● **WHAT IS BEING ASKED**
Leave out the pictures, and retype only the lines from the beginning of the material through the line that contains "const refY = [0, 0, 2, 2];", including both.

● **DATA EXCERPT**
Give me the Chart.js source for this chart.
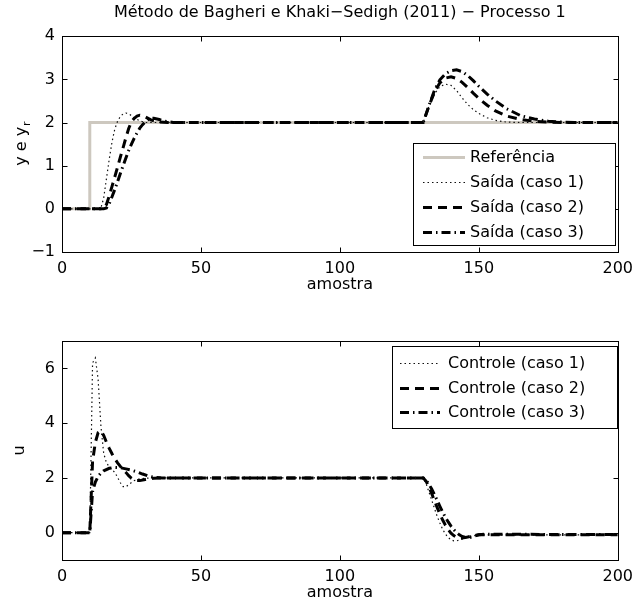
<!DOCTYPE html>
<html lang="pt">
<head>
<meta charset="UTF-8" />
<title>Processo 1</title>
<script src="https://cdn.jsdelivr.net/npm/chart.js"></script>
<style>
  body { margin: 0; background: #fff; }
  #wrap { position: relative; width: 640px; height: 606px; }
  canvas { position: absolute; left: 0; }
</style>
</head>
<body>
<div id="wrap">
  <canvas id="saida" width="640" height="303" style="top:0"></canvas>
  <canvas id="controle" width="640" height="303" style="top:303px"></canvas>
</div>
<script>
// ticks
const xTicks = [0, 50, 100, 150, 200];
const yTicksSaida = [-1, 0, 1, 2, 3, 4];
const yTicksControle = [0, 2, 4, 6];

// referencia
const refX = [0, 10, 10, 200];
const refY = [0, 0, 2, 2];

// saida (y)
const saida1X = [0, 13, 14, 15, 16, 17, 18, 19, 20, 21, 22, 23, 24, 25, 26, 28, 30,
  130, 132, 134, 136, 138, 140, 142, 144, 146, 148, 150, 153, 156, 160, 165, 200];
const saida1Y = [0, 0, 0.02, 0.25, 0.7, 1.15, 1.55, 1.85, 2.03, 2.14, 2.2, 2.22, 2.2, 2.16, 2.11, 2.04, 2.0,
  2.0, 2.36, 2.66, 2.83, 2.89, 2.86, 2.74, 2.57, 2.42, 2.3, 2.21, 2.11, 2.05, 2.01, 2.0, 2.0];

const saida2X = [0, 14, 15, 16, 17, 18, 19, 20, 21, 22, 23, 24, 25, 26, 27, 28, 29, 30, 32, 35, 38,
  130, 132, 134, 136, 138, 140, 142, 144, 146, 148, 150, 153, 156, 160, 165, 170, 175, 180, 200];
const saida2Y = [0, 0, 0.02, 0.1, 0.3, 0.52, 0.74, 0.97, 1.2, 1.42, 1.65, 1.86, 2.02, 2.1, 2.15, 2.17, 2.16, 2.13, 2.06, 2.01, 2.0,
  2.0, 2.37, 2.7, 2.92, 3.03, 3.06, 3.02, 2.93, 2.81, 2.68, 2.56, 2.4, 2.27, 2.15, 2.07, 2.03, 2.01, 2.0, 2.0];

const saida3X = [0, 15, 16, 17, 18, 19, 20, 21, 22, 23, 24, 25, 26, 27, 28, 29, 30, 31, 32, 33, 35, 37, 40,
  130, 132, 134, 136, 138, 140, 142, 144, 146, 148, 150, 153, 156, 160, 165, 170, 175, 180, 185, 200];
const saida3Y = [0, 0, 0.02, 0.12, 0.28, 0.45, 0.63, 0.82, 1.0, 1.18, 1.35, 1.5, 1.64, 1.76, 1.87, 1.95, 2.02, 2.07, 2.1, 2.1, 2.07, 2.03, 2.0,
  2.0, 2.38, 2.74, 2.99, 3.13, 3.2, 3.22, 3.18, 3.09, 2.97, 2.84, 2.66, 2.5, 2.32, 2.16, 2.08, 2.03, 2.01, 2.0, 2.0];

// controle (u)
const ctrl1X = [0, 10, 11, 12, 13, 14, 15, 16, 17, 18, 19, 20, 21, 22, 23, 24, 26, 28, 32,
  130, 131, 132, 133, 134, 135, 136, 137, 138, 139, 140, 141, 142, 143, 145, 147, 150, 200];
const ctrl1Y = [0, 0, 6.2, 6.38, 5.6, 3.9, 2.9, 2.55, 2.4, 2.3, 2.2, 2.02, 1.82, 1.68, 1.67, 1.76, 1.9, 1.97, 2.0,
  2.0, 1.8, 1.5, 1.2, 0.9, 0.6, 0.35, 0.12, -0.05, -0.18, -0.26, -0.3, -0.3, -0.27, -0.2, -0.13, -0.08, -0.08];

const ctrl2X = [0, 10, 11, 12, 13, 14, 15, 16, 17, 18, 19, 20, 21, 22, 23, 24, 25, 26, 27, 28, 30, 33, 36,
  130, 131, 132, 133, 134, 135, 136, 137, 138, 139, 140, 141, 142, 143, 144, 146, 148, 150, 200];
const ctrl2Y = [0, 0, 2.6, 3.3, 3.65, 3.72, 3.55, 3.3, 3.08, 2.88, 2.7, 2.55, 2.42, 2.3, 2.2, 2.08, 1.98, 1.92, 1.9, 1.9, 1.94, 1.99, 2.0,
  2.0, 1.88, 1.68, 1.44, 1.18, 0.92, 0.68, 0.46, 0.27, 0.11, -0.02, -0.11, -0.17, -0.2, -0.2, -0.16, -0.11, -0.08, -0.08];

const ctrl3X = [0, 10, 11, 12, 13, 14, 15, 17, 19, 21, 23, 25, 27, 29, 31, 33, 36,
  130, 131, 132, 133, 134, 135, 136, 137, 138, 139, 140, 141, 142, 143, 144, 145, 146, 147, 148, 150, 152, 200];
const ctrl3Y = [0, 0, 1.5, 1.85, 2.05, 2.18, 2.26, 2.35, 2.38, 2.37, 2.33, 2.28, 2.22, 2.14, 2.07, 2.02, 2.0,
  2.0, 1.92, 1.78, 1.6, 1.4, 1.18, 0.96, 0.75, 0.56, 0.39, 0.24, 0.11, 0.0, -0.08, -0.14, -0.17, -0.18, -0.17, -0.14, -0.08, -0.06, -0.07];

const fonte = { family: '"DejaVu Sans", sans-serif', size: 16 };
const fonteCss = '16px "DejaVu Sans", sans-serif';

const estiloRef = { borderColor: '#cdc8bf', borderWidth: 3, borderDash: [] };
const estilo1 = { borderColor: '#111', borderWidth: 1.2, borderDash: [1.5, 3] };
const estilo2 = { borderColor: '#000', borderWidth: 3, borderDash: [9, 6] };
const estilo3 = { borderColor: '#000', borderWidth: 3, borderDash: [9, 4, 1.5, 4] };

function pontos(xs, ys) {
  return xs.map((x, i) => ({ x: x, y: ys[i] }));
}

function linha(label, xs, ys, estilo, ordem) {
  return Object.assign({
    label: label,
    data: pontos(xs, ys),
    pointRadius: 0,
    tension: 0,
    fill: false,
    order: ordem
  }, estilo);
}

function eixoX(altura, padTitulo) {
  return {
    type: 'linear', min: 0, max: 200,
    afterBuildTicks: s => { s.ticks = xTicks.map(v => ({ value: v })); },
    afterFit: s => { s.height = altura; },
    grid: { display: false, drawTicks: false },
    border: { display: false },
    ticks: { font: fonte, color: '#000', padding: 7, maxRotation: 0, autoSkip: false },
    title: { display: true, text: 'amostra', font: fonte, color: '#000', padding: { top: 0, bottom: padTitulo } }
  };
}

function eixoY(min, max, valores, titulo) {
  return {
    type: 'linear', min: min, max: max,
    afterBuildTicks: s => { s.ticks = valores.map(v => ({ value: v })); },
    afterFit: s => { s.width = 62; },
    grid: { display: false, drawTicks: false },
    border: { display: false },
    ticks: { font: fonte, color: '#000', padding: 7, autoSkip: false,
      callback: v => String(v).replace('-', '\u2212') },
    title: titulo
      ? { display: true, text: titulo, font: fonte, color: '#000', padding: { top: 10, bottom: 0 } }
      : { display: false }
  };
}

// caixa e ticks para dentro, estilo matlab
const moldura = {
  id: 'moldura',
  afterDatasetsDraw(chart) {
    const { ctx, chartArea: a, scales } = chart;
    const l = Math.round(a.left) + 0.5, r = Math.round(a.right) + 0.5;
    const t = Math.round(a.top) + 0.5, b = Math.round(a.bottom) + 0.5;
    ctx.save();
    ctx.strokeStyle = '#000';
    ctx.lineWidth = 1;
    ctx.setLineDash([]);
    ctx.strokeRect(l, t, r - l, b - t);
    ctx.beginPath();
    scales.x.ticks.forEach(tk => {
      const px = Math.round(scales.x.getPixelForValue(tk.value)) + 0.5;
      ctx.moveTo(px, b); ctx.lineTo(px, b - 5);
      ctx.moveTo(px, t); ctx.lineTo(px, t + 5);
    });
    scales.y.ticks.forEach(tk => {
      const py = Math.round(scales.y.getPixelForValue(tk.value)) + 0.5;
      ctx.moveTo(l, py); ctx.lineTo(l + 5, py);
      ctx.moveTo(r, py); ctx.lineTo(r - 5, py);
    });
    ctx.stroke();
    ctx.restore();
  }
};

const caixaLegenda = {
  id: 'caixaLegenda',
  afterDraw(chart, args, o) {
    const ctx = chart.ctx;
    ctx.save();
    ctx.fillStyle = '#fff';
    ctx.fillRect(o.x, o.y, o.w, o.h);
    ctx.strokeStyle = '#000';
    ctx.lineWidth = 1;
    ctx.strokeRect(o.x + 0.5, o.y + 0.5, o.w, o.h);
    ctx.font = fonteCss;
    ctx.textBaseline = 'middle';
    chart.data.datasets.forEach((ds, i) => {
      const y = Math.round(o.y + o.first + i * o.step) + 0.5;
      ctx.setLineDash(ds.borderDash || []);
      ctx.lineWidth = ds.borderWidth;
      ctx.strokeStyle = ds.borderColor;
      ctx.beginPath();
      ctx.moveTo(o.x + o.l0, y);
      ctx.lineTo(o.x + o.l1, y);
      ctx.stroke();
      ctx.setLineDash([]);
      ctx.fillStyle = '#000';
      ctx.fillText(ds.label, o.x + o.tx, y);
    });
    ctx.restore();
  }
};

// "y e y_r" com subscrito
const rotuloY = {
  id: 'rotuloY',
  afterDraw(chart, args, o) {
    if (!o.text) return;
    const ctx = chart.ctx;
    const a = chart.chartArea;
    ctx.save();
    ctx.translate(o.x, (a.top + a.bottom) / 2);
    ctx.rotate(-Math.PI / 2);
    ctx.fillStyle = '#000';
    ctx.textBaseline = 'alphabetic';
    ctx.font = fonteCss;
    const w = ctx.measureText(o.text).width;
    ctx.font = '11px "DejaVu Sans", sans-serif';
    const ws = ctx.measureText(o.sub).width;
    const x0 = -(w + ws) / 2;
    ctx.font = fonteCss;
    ctx.fillText(o.text, x0, 5);
    ctx.font = '11px "DejaVu Sans", sans-serif';
    ctx.fillText(o.sub, x0 + w + 1, 9);
    ctx.restore();
  }
};

new Chart(document.getElementById('saida'), {
  type: 'line',
  data: {
    datasets: [
      linha('Referência', refX, refY, estiloRef, 4),
      linha('Saída (caso 1)', saida1X, saida1Y, estilo1, 3),
      linha('Saída (caso 2)', saida2X, saida2Y, estilo2, 2),
      linha('Saída (caso 3)', saida3X, saida3Y, estilo3, 1)
    ]
  },
  options: {
    responsive: false,
    animation: false,
    layout: { padding: { left: 0, right: 19, top: 0, bottom: 0 } },
    plugins: {
      legend: { display: false },
      tooltip: { enabled: false },
      title: {
        display: true,
        text: 'Método de Bagheri e Khaki\u2212Sedigh (2011) \u2212 Processo 1',
        font: { family: fonte.family, size: 16, weight: 'normal' },
        color: '#000',
        padding: { top: 3, bottom: 14 },
        fullSize: false
      },
      caixaLegenda: { x: 413, y: 143, w: 202, h: 102, first: 14, step: 25, l0: 10, l1: 52, tx: 57 },
      rotuloY: { text: 'y e y', sub: 'r', x: 21 }
    },
    scales: {
      x: eixoX(51, 9),
      y: eixoY(-1, 4, yTicksSaida, null)
    }
  },
  plugins: [moldura, caixaLegenda, rotuloY]
});

new Chart(document.getElementById('controle'), {
  type: 'line',
  data: {
    datasets: [
      linha('Controle (caso 1)', ctrl1X, ctrl1Y, estilo1, 3),
      linha('Controle (caso 2)', ctrl2X, ctrl2Y, estilo2, 2),
      linha('Controle (caso 3)', ctrl3X, ctrl3Y, estilo3, 1)
    ]
  },
  options: {
    responsive: false,
    animation: false,
    layout: { padding: { left: 0, right: 19, top: 38, bottom: 0 } },
    plugins: {
      legend: { display: false },
      tooltip: { enabled: false },
      title: { display: false },
      caixaLegenda: { x: 392, y: 43, w: 225, h: 82, first: 17, step: 24.5, l0: 8, l1: 48, tx: 56 },
      rotuloY: { text: '' }
    },
    scales: {
      x: eixoX(46, 4),
      y: eixoY(-1, 7, yTicksControle, 'u')
    }
  },
  plugins: [moldura, caixaLegenda, rotuloY]
});
</script>
</body>
</html>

● **PROBLEM SOLUTION**
Give me the Chart.js source for this chart.
<!DOCTYPE html>
<html lang="pt">
<head>
<meta charset="UTF-8" />
<title>Processo 1</title>
<script src="https://cdn.jsdelivr.net/npm/chart.js"></script>
<style>
  body { margin: 0; background: #fff; }
  #wrap { position: relative; width: 640px; height: 606px; }
  canvas { position: absolute; left: 0; }
</style>
</head>
<body>
<div id="wrap">
  <canvas id="saida" width="640" height="303" style="top:0"></canvas>
  <canvas id="controle" width="640" height="303" style="top:303px"></canvas>
</div>
<script>
// ticks
const xTicks = [0, 50, 100, 150, 200];
const yTicksSaida = [-1, 0, 1, 2, 3, 4];
const yTicksControle = [0, 2, 4, 6];

// referencia
const refX = [0, 10, 10, 200];
const refY = [0, 0, 2, 2];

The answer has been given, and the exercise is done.